- **Data extract**

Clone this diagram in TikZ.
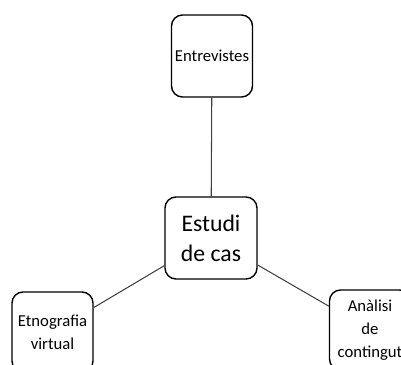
\documentclass[tikz,border=0pt]{standalone}
\usepackage{fontspec}
\setmainfont{Carlito}
\usepackage{tikz}
\usetikzlibrary{calc,positioning}
\tikzset{caixa/.style={draw,rounded corners=.22cm,line width=.8pt,minimum width=1.62cm,minimum height=1.6cm,align=center,inner sep=1pt,font=\fontsize{9.5}{13}\selectfont}}

\begin{document}
\begin{tikzpicture}
\useasboundingbox (0,0) rectangle (8.02,7.3); \clip (0,0) rectangle (8.02,7.3);
\node[caixa, minimum width=1.84cm, minimum height=1.64cm, font=\fontsize{13.5}{17}\selectfont] (estudi) at (4.22,2.54) {Estudi\\de cas};
\node[caixa, minimum height=1.64cm] (entrev) at (4.24,6.18) {Entrevistes};
\node[caixa] (etno) at (1.05,0.66) {Etnografia\\virtual};
\node[caixa] (analisi) at (7.4,0.7) {Anàlisi\\de\\contingut};

\draw[line width=.6pt, black!75] (entrev) -- (estudi);
\draw[line width=.6pt, black!75] (estudi) -- (etno);
\draw[line width=.6pt, black!75] (estudi) -- (analisi);
\end{tikzpicture}
\end{document}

- **Written instruction**
Return the listing above word for word, with the pictures removed.

- **Response to the task**
Clone this diagram in TikZ.
\documentclass[tikz,border=0pt]{standalone}
\usepackage{fontspec}
\setmainfont{Carlito}
\usepackage{tikz}
\usetikzlibrary{calc,positioning}
\tikzset{caixa/.style={draw,rounded corners=.22cm,line width=.8pt,minimum width=1.62cm,minimum height=1.6cm,align=center,inner sep=1pt,font=\fontsize{9.5}{13}\selectfont}}

\begin{document}
\begin{tikzpicture}
\useasboundingbox (0,0) rectangle (8.02,7.3); \clip (0,0) rectangle (8.02,7.3);
\node[caixa, minimum width=1.84cm, minimum height=1.64cm, font=\fontsize{13.5}{17}\selectfont] (estudi) at (4.22,2.54) {Estudi\\de cas};
\node[caixa, minimum height=1.64cm] (entrev) at (4.24,6.18) {Entrevistes};
\node[caixa] (etno) at (1.05,0.66) {Etnografia\\virtual};
\node[caixa] (analisi) at (7.4,0.7) {Anàlisi\\de\\contingut};

\draw[line width=.6pt, black!75] (entrev) -- (estudi);
\draw[line width=.6pt, black!75] (estudi) -- (etno);
\draw[line width=.6pt, black!75] (estudi) -- (analisi);
\end{tikzpicture}
\end{document}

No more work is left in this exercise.